|
From: Ian P. <ian...@in...> - 2004-04-07 15:44:21
|
On 07 Apr 2004, at 17:21, Andreas Raab wrote: > From: "David P. Reed" <dp...@re...> > >> Prbably the biggest other win would be around making it much more > efficient >> to use floating point (which we do in tea-times as well as in the 3D >> stuff). Since floats are put on the heap, it might be worth looking >> at >> the techniques we used in MACLISP interpretation to put intermediate > floats >> in a "number stack" that was much more efficiently allocated and freed >> (allocate = push onto the temporary number stack). Coupled with > compiling >> sequences of math operations and tests into a "math mode" byte code >> stream >> that checks types on the inputs and then just runs a different byte >> code >> interpreter without any further type checking, this could speed up >> math a >> lot. It's a kind of optimistic or speculative execution concept. I think you could do this implicitly, at least for the special arithmetic selectors. Dispatch bytecodes through a pointer to the bytecode table (identical to what gnuification generates for the inner loop at present anyway) and on creation of a float result push it onto the float stack and switch the dispatch pointer to the "floating bytecode set". Arithmetic selectors continue to manipulate the float set until something non-arithmetic comes along, triggering a pop and box of the float stack onto the regular stack and a switch back to the regular dispatch pointer before continuing with whatever bytecode we're up to.
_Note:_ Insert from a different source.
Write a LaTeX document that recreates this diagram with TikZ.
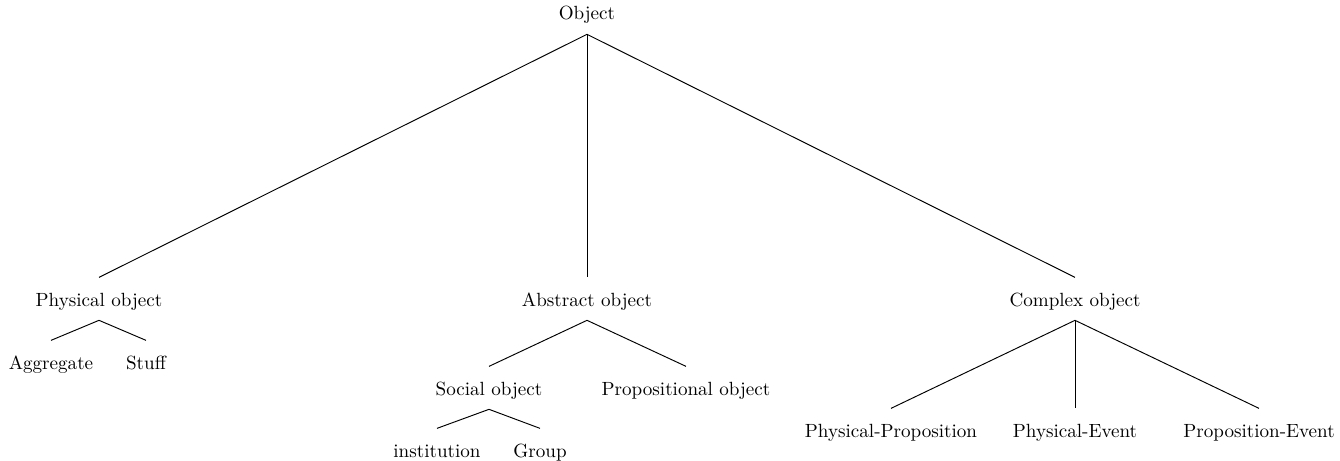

No compiler changes needed. Anton Ertl did something related (but different) in his vmgen, where parallel bytecode sets are used to represent the state of caching the topmost stack value in a register. With a little work this could maybe even be made to look fairly pretty in the source (with the parallel implementations generated automagically of the same source methods with compile-time conditionalised sections) and extended to work for SIs too (or even matrices if they were every to become a primitive type known to the arithmetic selectors directly). (Of course, the right solution is to generate and execute in native code and do minimal dataflow analysis and method splitting to keep everything unboxed and in registers as much as possible. But I digress...) Cheers, Ian |